GIVEN EXERCISE — Leave out the pictures and copy everything else below exactly.

## Start SUPPLIED INFORMATION

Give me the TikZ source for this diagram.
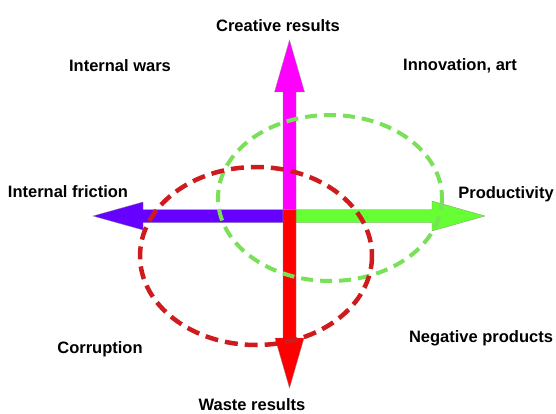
\documentclass[tikz,border=0pt]{standalone}
\usepackage{fontspec}
\setmainfont{Liberation Sans}
\usetikzlibrary{calc}

\definecolor{armpink}{RGB}{255,0,255}
\definecolor{armviolet}{RGB}{102,0,255}
\definecolor{armgreen}{RGB}{102,255,51}
\definecolor{armred}{RGB}{255,0,0}
\definecolor{ringred}{RGB}{206,28,30}
\definecolor{ringgreen}{RGB}{122,224,88}

\tikzset{
  lbl/.style={anchor=base, inner sep=0pt, font=\bfseries\fontsize{16.5}{18}\selectfont},
  arm/.style={draw=black!45, line width=0.3pt}
}

\begin{document}
\begin{tikzpicture}[x=1pt, y=-1pt]
		%%%%% START %%%%%
		\useasboundingbox[fill=white] (0, 0) rectangle (556, 414);
		
		% up arm
		\draw[arm, fill=armpink] (283, 209.5) -- (283, 92) -- (274.5, 92) -- (289.5, 40) -- (304.5, 92) -- (296, 92) -- (296, 209.5) -- cycle;
		
		% left arm
		\draw[arm, fill=armviolet] (283, 209.5) -- (143, 209.5) -- (143, 202) -- (93, 216) -- (143, 230) -- (143, 222.5) -- (283, 222.5) -- cycle;
		
		% right arm
		\draw[arm, fill=armgreen] (296, 209.5) -- (432, 209.5) -- (432, 201) -- (485, 216) -- (432, 231) -- (432, 222.5) -- (296, 222.5) -- cycle;
		
		% down arm
		\draw[arm, fill=armred] (283, 209.5) -- (283, 338) -- (275, 338) -- (289.5, 388) -- (304, 338) -- (296, 338) -- (296, 209.5) -- cycle;
		
		% the two rings
		\draw[line width=4pt, color=ringgreen, dash pattern=on 12pt off 7pt] (330, 198) ellipse (112 and 83);
		\draw[line width=4.5pt, color=ringred, dash pattern=on 13pt off 7pt] (256, 256) ellipse (116 and 89);
		
		% labels
		\node[lbl] (creative) at (278, 32) {Creative results};
		\node[lbl] (waste) at (252, 410) {Waste results};
		\node[lbl] (friction) at (68, 197) {Internal friction};
		\node[lbl] (product) at (506, 198) {Productivity};
		\node[lbl] (wars) at (120, 72) {Internal wars};
		\node[lbl] (innov) at (460, 71) {Innovation, art};
		\node[lbl] (corrupt) at (100, 353) {Corruption};
		\node[lbl] (negative) at (481, 342) {Negative products};
		
		%%%%% END %%%%%
\end{tikzpicture}
\end{document}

## End SUPPLIED INFORMATION

CORRECT RESULT —
Give me the TikZ source for this diagram.
\documentclass[tikz,border=0pt]{standalone}
\usepackage{fontspec}
\setmainfont{Liberation Sans}
\usetikzlibrary{calc}

\definecolor{armpink}{RGB}{255,0,255}
\definecolor{armviolet}{RGB}{102,0,255}
\definecolor{armgreen}{RGB}{102,255,51}
\definecolor{armred}{RGB}{255,0,0}
\definecolor{ringred}{RGB}{206,28,30}
\definecolor{ringgreen}{RGB}{122,224,88}

\tikzset{
  lbl/.style={anchor=base, inner sep=0pt, font=\bfseries\fontsize{16.5}{18}\selectfont},
  arm/.style={draw=black!45, line width=0.3pt}
}

\begin{document}
\begin{tikzpicture}[x=1pt, y=-1pt]
		%%%%% START %%%%%
		\useasboundingbox[fill=white] (0, 0) rectangle (556, 414);
		
		% up arm
		\draw[arm, fill=armpink] (283, 209.5) -- (283, 92) -- (274.5, 92) -- (289.5, 40) -- (304.5, 92) -- (296, 92) -- (296, 209.5) -- cycle;
		
		% left arm
		\draw[arm, fill=armviolet] (283, 209.5) -- (143, 209.5) -- (143, 202) -- (93, 216) -- (143, 230) -- (143, 222.5) -- (283, 222.5) -- cycle;
		
		% right arm
		\draw[arm, fill=armgreen] (296, 209.5) -- (432, 209.5) -- (432, 201) -- (485, 216) -- (432, 231) -- (432, 222.5) -- (296, 222.5) -- cycle;
		
		% down arm
		\draw[arm, fill=armred] (283, 209.5) -- (283, 338) -- (275, 338) -- (289.5, 388) -- (304, 338) -- (296, 338) -- (296, 209.5) -- cycle;
		
		% the two rings
		\draw[line width=4pt, color=ringgreen, dash pattern=on 12pt off 7pt] (330, 198) ellipse (112 and 83);
		\draw[line width=4.5pt, color=ringred, dash pattern=on 13pt off 7pt] (256, 256) ellipse (116 and 89);
		
		% labels
		\node[lbl] (creative) at (278, 32) {Creative results};
		\node[lbl] (waste) at (252, 410) {Waste results};
		\node[lbl] (friction) at (68, 197) {Internal friction};
		\node[lbl] (product) at (506, 198) {Productivity};
		\node[lbl] (wars) at (120, 72) {Internal wars};
		\node[lbl] (innov) at (460, 71) {Innovation, art};
		\node[lbl] (corrupt) at (100, 353) {Corruption};
		\node[lbl] (negative) at (481, 342) {Negative products};
		
		%%%%% END %%%%%
\end{tikzpicture}
\end{document}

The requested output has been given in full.